Fixes for Spectre may require hardware changes, which could take years to roll out as people buy new devices.
While you wait for fixes, the best thing you can do is to enable two-factor authentication, which uses login codes from your phone or email. Enable this on as many sensitive accounts as possible, create long passwords, and don’t reuse them. Also consider a password manager, which can create passwords for you (but make sure the manager itself is secure).
This is just sound advice in general. Whether or not these specific flaws are taken advantage of by hackers, future ones certainly will be.

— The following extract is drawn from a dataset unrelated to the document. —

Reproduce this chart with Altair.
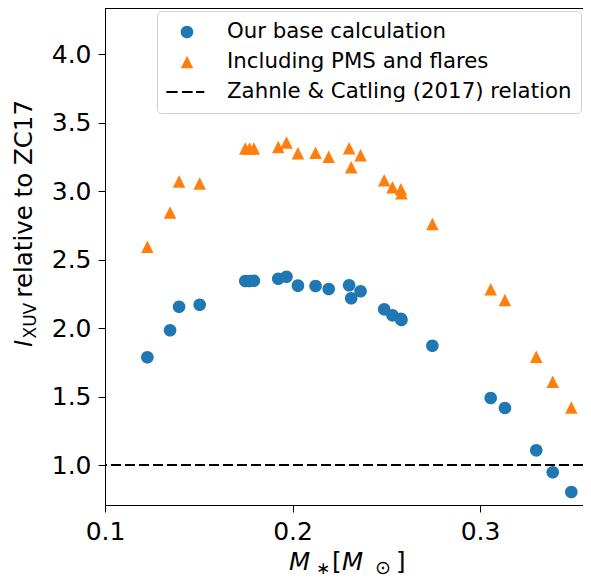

And software fixes for Meltdown, when they come, may not be perfect: Patches for Meltdown could slow down computers in some cases by up to 30 percent. Andres Freund, a software developer, told the New York Times he had confirmed slowdown in testing on Linux machines. But some other experts say that that alarming figure will most likely only apply to servers and cloud services.
That’s potentially bad news for many small- and medium-size businesses that rely on complex networks, but the big tech companies have had time to grapple with the problem and have the money to mitigate any effects on consumers.
The bottom line: Don’t put off updating your devices because of fears of slowing them down.
Do I really have to care about this?
You are probably resigned by now to the malicious code panic cycle: A flaw is discovered or exploited, millions of sensitive personal data is/is not compromised, and we all push a few buttons to get the fix — and pray hackers ignore our helplessness.
While the threat of these newly discovered flaws is still hypothetical, little technical knowhow may be needed to exploit Meltdown, in particular. All it could take is an annoying banner ad to compromise your device.
So to be clear: You absolutely need to push those buttons. But the, ahem, specter of hardware-level security flaws may not be lifted anytime soon.